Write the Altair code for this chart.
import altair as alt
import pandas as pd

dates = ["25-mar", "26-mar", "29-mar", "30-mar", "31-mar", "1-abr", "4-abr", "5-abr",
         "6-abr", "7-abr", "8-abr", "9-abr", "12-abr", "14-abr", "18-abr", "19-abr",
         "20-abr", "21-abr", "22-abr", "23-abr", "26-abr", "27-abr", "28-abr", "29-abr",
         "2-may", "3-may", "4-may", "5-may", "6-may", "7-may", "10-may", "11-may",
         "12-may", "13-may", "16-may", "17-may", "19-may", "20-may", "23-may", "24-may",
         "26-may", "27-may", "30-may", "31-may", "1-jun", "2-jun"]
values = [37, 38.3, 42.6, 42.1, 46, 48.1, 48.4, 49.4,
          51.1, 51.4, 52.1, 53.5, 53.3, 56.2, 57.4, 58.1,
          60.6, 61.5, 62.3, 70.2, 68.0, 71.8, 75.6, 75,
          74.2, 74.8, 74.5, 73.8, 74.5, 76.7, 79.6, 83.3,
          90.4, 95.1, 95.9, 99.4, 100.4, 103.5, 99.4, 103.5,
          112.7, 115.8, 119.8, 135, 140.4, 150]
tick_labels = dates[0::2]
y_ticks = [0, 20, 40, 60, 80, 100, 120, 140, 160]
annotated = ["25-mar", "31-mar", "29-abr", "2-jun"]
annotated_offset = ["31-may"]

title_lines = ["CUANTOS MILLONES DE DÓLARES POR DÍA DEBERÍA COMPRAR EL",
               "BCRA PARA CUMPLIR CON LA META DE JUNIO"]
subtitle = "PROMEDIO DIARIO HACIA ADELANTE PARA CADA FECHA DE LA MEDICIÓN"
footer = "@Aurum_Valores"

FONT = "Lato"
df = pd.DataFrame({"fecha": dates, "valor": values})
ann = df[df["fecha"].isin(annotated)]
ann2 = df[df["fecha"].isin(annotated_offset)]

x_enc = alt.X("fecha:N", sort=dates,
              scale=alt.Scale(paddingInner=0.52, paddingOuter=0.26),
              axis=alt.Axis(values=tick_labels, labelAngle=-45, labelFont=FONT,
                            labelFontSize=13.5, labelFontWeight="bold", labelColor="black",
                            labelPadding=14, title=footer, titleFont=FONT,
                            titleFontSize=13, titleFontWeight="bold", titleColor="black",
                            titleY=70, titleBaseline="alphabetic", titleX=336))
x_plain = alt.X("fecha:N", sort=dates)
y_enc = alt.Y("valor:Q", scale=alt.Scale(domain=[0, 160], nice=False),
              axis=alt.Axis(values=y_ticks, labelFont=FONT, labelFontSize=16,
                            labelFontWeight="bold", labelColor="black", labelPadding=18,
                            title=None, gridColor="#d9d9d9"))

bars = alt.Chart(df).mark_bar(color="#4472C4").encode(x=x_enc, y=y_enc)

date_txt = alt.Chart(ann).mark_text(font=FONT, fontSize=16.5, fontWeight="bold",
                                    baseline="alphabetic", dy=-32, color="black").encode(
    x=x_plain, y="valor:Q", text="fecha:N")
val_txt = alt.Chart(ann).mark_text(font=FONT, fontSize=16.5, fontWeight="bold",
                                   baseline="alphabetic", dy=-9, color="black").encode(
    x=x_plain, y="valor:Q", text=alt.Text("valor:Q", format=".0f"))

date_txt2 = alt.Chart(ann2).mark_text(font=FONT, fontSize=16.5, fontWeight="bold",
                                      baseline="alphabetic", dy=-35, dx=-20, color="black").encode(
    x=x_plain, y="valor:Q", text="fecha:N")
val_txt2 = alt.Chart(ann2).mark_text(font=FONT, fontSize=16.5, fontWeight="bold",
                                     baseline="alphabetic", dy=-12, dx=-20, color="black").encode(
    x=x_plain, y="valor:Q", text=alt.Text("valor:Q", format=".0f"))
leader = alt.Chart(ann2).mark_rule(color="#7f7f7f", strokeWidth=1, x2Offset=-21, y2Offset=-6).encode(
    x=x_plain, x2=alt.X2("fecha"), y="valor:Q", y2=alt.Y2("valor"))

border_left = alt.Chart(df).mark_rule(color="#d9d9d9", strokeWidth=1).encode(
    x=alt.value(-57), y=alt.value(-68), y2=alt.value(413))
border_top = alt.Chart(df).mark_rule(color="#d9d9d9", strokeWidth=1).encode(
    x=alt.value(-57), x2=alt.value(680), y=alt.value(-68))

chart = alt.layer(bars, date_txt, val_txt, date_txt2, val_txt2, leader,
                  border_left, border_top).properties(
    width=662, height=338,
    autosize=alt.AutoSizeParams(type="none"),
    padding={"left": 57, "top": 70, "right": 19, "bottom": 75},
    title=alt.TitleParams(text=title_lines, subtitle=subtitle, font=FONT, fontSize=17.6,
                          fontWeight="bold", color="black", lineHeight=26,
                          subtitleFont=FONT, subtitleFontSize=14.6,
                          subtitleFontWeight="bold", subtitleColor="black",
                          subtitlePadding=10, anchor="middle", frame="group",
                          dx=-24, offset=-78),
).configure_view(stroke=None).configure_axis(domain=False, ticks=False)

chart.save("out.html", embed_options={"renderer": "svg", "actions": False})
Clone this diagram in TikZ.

****************************************

**Do this**. From the listing above, extract all records word for word.

**Output for this exercise**.
Write the Altair code for this chart.
import altair as alt
import pandas as pd

dates = ["25-mar", "26-mar", "29-mar", "30-mar", "31-mar", "1-abr", "4-abr", "5-abr",
         "6-abr", "7-abr", "8-abr", "9-abr", "12-abr", "14-abr", "18-abr", "19-abr",
         "20-abr", "21-abr", "22-abr", "23-abr", "26-abr", "27-abr", "28-abr", "29-abr",
         "2-may", "3-may", "4-may", "5-may", "6-may", "7-may", "10-may", "11-may",
         "12-may", "13-may", "16-may", "17-may", "19-may", "20-may", "23-may", "24-may",
         "26-may", "27-may", "30-may", "31-may", "1-jun", "2-jun"]
values = [37, 38.3, 42.6, 42.1, 46, 48.1, 48.4, 49.4,
          51.1, 51.4, 52.1, 53.5, 53.3, 56.2, 57.4, 58.1,
          60.6, 61.5, 62.3, 70.2, 68.0, 71.8, 75.6, 75,
          74.2, 74.8, 74.5, 73.8, 74.5, 76.7, 79.6, 83.3,
          90.4, 95.1, 95.9, 99.4, 100.4, 103.5, 99.4, 103.5,
          112.7, 115.8, 119.8, 135, 140.4, 150]
tick_labels = dates[0::2]
y_ticks = [0, 20, 40, 60, 80, 100, 120, 140, 160]
annotated = ["25-mar", "31-mar", "29-abr", "2-jun"]
annotated_offset = ["31-may"]

title_lines = ["CUANTOS MILLONES DE DÓLARES POR DÍA DEBERÍA COMPRAR EL",
               "BCRA PARA CUMPLIR CON LA META DE JUNIO"]
subtitle = "PROMEDIO DIARIO HACIA ADELANTE PARA CADA FECHA DE LA MEDICIÓN"
footer = "@Aurum_Valores"

FONT = "Lato"
df = pd.DataFrame({"fecha": dates, "valor": values})
ann = df[df["fecha"].isin(annotated)]
ann2 = df[df["fecha"].isin(annotated_offset)]

x_enc = alt.X("fecha:N", sort=dates,
              scale=alt.Scale(paddingInner=0.52, paddingOuter=0.26),
              axis=alt.Axis(values=tick_labels, labelAngle=-45, labelFont=FONT,
                            labelFontSize=13.5, labelFontWeight="bold", labelColor="black",
                            labelPadding=14, title=footer, titleFont=FONT,
                            titleFontSize=13, titleFontWeight="bold", titleColor="black",
                            titleY=70, titleBaseline="alphabetic", titleX=336))
x_plain = alt.X("fecha:N", sort=dates)
y_enc = alt.Y("valor:Q", scale=alt.Scale(domain=[0, 160], nice=False),
              axis=alt.Axis(values=y_ticks, labelFont=FONT, labelFontSize=16,
                            labelFontWeight="bold", labelColor="black", labelPadding=18,
                            title=None, gridColor="#d9d9d9"))

bars = alt.Chart(df).mark_bar(color="#4472C4").encode(x=x_enc, y=y_enc)

date_txt = alt.Chart(ann).mark_text(font=FONT, fontSize=16.5, fontWeight="bold",
                                    baseline="alphabetic", dy=-32, color="black").encode(
    x=x_plain, y="valor:Q", text="fecha:N")
val_txt = alt.Chart(ann).mark_text(font=FONT, fontSize=16.5, fontWeight="bold",
                                   baseline="alphabetic", dy=-9, color="black").encode(
    x=x_plain, y="valor:Q", text=alt.Text("valor:Q", format=".0f"))

date_txt2 = alt.Chart(ann2).mark_text(font=FONT, fontSize=16.5, fontWeight="bold",
                                      baseline="alphabetic", dy=-35, dx=-20, color="black").encode(
    x=x_plain, y="valor:Q", text="fecha:N")
val_txt2 = alt.Chart(ann2).mark_text(font=FONT, fontSize=16.5, fontWeight="bold",
                                     baseline="alphabetic", dy=-12, dx=-20, color="black").encode(
    x=x_plain, y="valor:Q", text=alt.Text("valor:Q", format=".0f"))
leader = alt.Chart(ann2).mark_rule(color="#7f7f7f", strokeWidth=1, x2Offset=-21, y2Offset=-6).encode(
    x=x_plain, x2=alt.X2("fecha"), y="valor:Q", y2=alt.Y2("valor"))

border_left = alt.Chart(df).mark_rule(color="#d9d9d9", strokeWidth=1).encode(
    x=alt.value(-57), y=alt.value(-68), y2=alt.value(413))
border_top = alt.Chart(df).mark_rule(color="#d9d9d9", strokeWidth=1).encode(
    x=alt.value(-57), x2=alt.value(680), y=alt.value(-68))

chart = alt.layer(bars, date_txt, val_txt, date_txt2, val_txt2, leader,
                  border_left, border_top).properties(
    width=662, height=338,
    autosize=alt.AutoSizeParams(type="none"),
    padding={"left": 57, "top": 70, "right": 19, "bottom": 75},
    title=alt.TitleParams(text=title_lines, subtitle=subtitle, font=FONT, fontSize=17.6,
                          fontWeight="bold", color="black", lineHeight=26,
                          subtitleFont=FONT, subtitleFontSize=14.6,
                          subtitleFontWeight="bold", subtitleColor="black",
                          subtitlePadding=10, anchor="middle", frame="group",
                          dx=-24, offset=-78),
).configure_view(stroke=None).configure_axis(domain=False, ticks=False)

chart.save("out.html", embed_options={"renderer": "svg", "actions": False})
Clone this diagram in TikZ.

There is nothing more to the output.